February 18, 2011
What Journaling Can Do For You
Note: I know of no studies so far that have been conducted with people with brain injury who journal. However, this kind of writing is beneficial for so many populations, it would undoubtedly be helpful for many people with brain injury. I do know that the people with brain injury in my journaling groups have benefited greatly from this practice.
There’s a good reason why journaling has been called “the writing cure.” The healing, change, and growth that come from journaling can appear on all levels of our being. Research psychologist James Pennebaker has long researched the links between writing to express emotions and healing. His work became the springboard for several hundred other studies. Here are just a few examples.

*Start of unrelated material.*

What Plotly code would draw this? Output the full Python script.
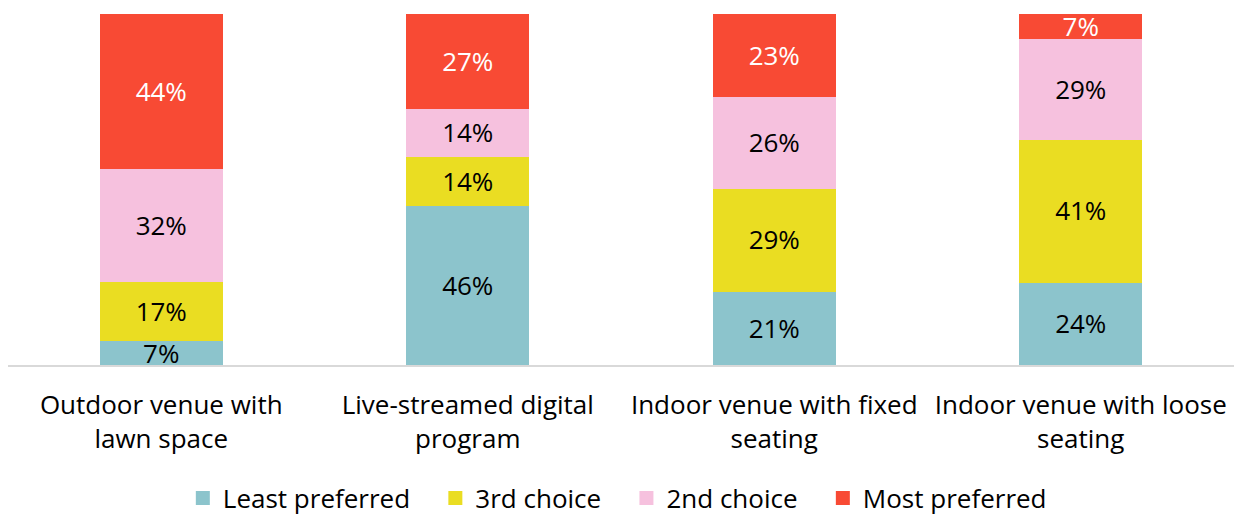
import plotly.graph_objects as go

categories = ["Outdoor venue with<br>lawn space", "Live-streamed digital<br>program",
              "Indoor venue with fixed<br>seating", "Indoor venue with loose<br>seating"]
series_names = ["Least preferred", "3rd choice", "2nd choice", "Most preferred"]
least_preferred = [7, 46, 21, 24]
third_choice = [17, 14, 29, 41]
second_choice = [32, 14, 26, 29]
most_preferred = [44, 27, 23, 7]
colors = ["#8CC4CC", "#EADD22", "#F6C1DE", "#F84A34"]
text_colors = ["#000000", "#000000", "#000000", "#FFFFFF"]

values = [least_preferred, third_choice, second_choice, most_preferred]

FS = 26
PAD = "\u00a0\u00a0\u00a0"

fig = go.Figure()
for i, (name, vals, col, tcol) in enumerate(zip(series_names, values, colors, text_colors)):
    label = name + (PAD if i < len(series_names) - 1 else "")
    fig.add_trace(go.Bar(
        x=categories, y=vals, name=label,
        marker=dict(color=col, line=dict(width=2, color=col)),
        text=[f"{v}%" for v in vals], texttemplate="%{text}",
        textposition="inside", insidetextanchor="middle", textangle=0,
        textfont=dict(color=tcol, size=FS, family="Open Sans"),
        constraintext="none", hoverinfo="skip",
    ))

fig.update_layout(
    barmode="stack", barnorm="percent", bargap=0.606,
    width=1241, height=515,
    margin=dict(l=8, r=7, t=14, b=150),
    plot_bgcolor="white", paper_bgcolor="white",
    font=dict(family="Open Sans", size=FS, color="#000000"),
    uniformtext=dict(minsize=FS, mode="show"),
    showlegend=True,
    legend=dict(orientation="h", x=0.497, xanchor="center",
                yref="container", y=0.033, yanchor="middle",
                font=dict(size=FS), traceorder="normal", itemwidth=30),
    xaxis=dict(showline=True, linecolor="#D9D9D9", linewidth=2, ticks="",
               tickfont=dict(size=FS), ticklabelstandoff=16),
    yaxis=dict(visible=False, range=[0, 100], showgrid=False),
)

fig.write_html("out.html", config={"displayModeBar": False},
               post_script="document.body.style.margin='0';document.body.style.overflow='hidden';")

Dr. Pennebaker has conducted many studies in which people wrote for twenty minutes daily over several days about traumatic or stressful events and, importantly, how they felt about them. He calls this “expressive writing.” Blood tests administered before and after the days of writing showed that participants had stronger immune systems for up to several weeks afterward. The expressive writers also scored higher in psychological well-being, functioned better in daily tasks, took fewer medications, and had lower pain levels.
A now-famous study of expressive writing was reported in the Journal of the American Medical Association in April 1999. Researchers recruited participants with asthma or rheumatoid arthritis. They were given physical exams that checked the severity of their disease both before the writing and afterward. The expressive-writing group wrote about the most stressful event of their lives for three days, for 20 minutes at a time—a total of an hour. The control group wrote about emotionally neutral topics. Four months later, nearly 50 percent of the expressive-writing group showed “clinically significant” improvement in their condition! Only a quarter of the control group did. As the study conclusion said, “These gains were beyond those attributable to the standard medical care that all participants were receiving.”
In another study, people who had cancer did expressive writing for 20 minutes over several days about how their illness had changed them and how they felt about it. They reported that the writing helped to ease their stress about the cancer.
Along with improvements in physical health, other studies have shown marked improvements in social, psychological, and behavioral measures after sessions of expressive writing. For instance, journaling has been shown to improve mental health in people with panic attacks and eating disorders, or who were victims of sexual abuse.
Why does journaling about traumatic events have a positive effect on physical ailments? No one knows for sure yet, but here’s one theory: If we actively inhibit or restrain our emotions, especially about painful experiences, we have to exert effort not to think about or feel them. This puts a lot of stress on our bodies and minds. On the other hand, if we confront those emotions by writing about them, that releases the stress and frees up energy we can use for more positive things, like keeping our immune systems strong or boosting our emotional well-being.
Fortunately, this healthy divulging of painful emotions can be accomplished on paper, and it does not require involving another person—the only confidante you need is your journal.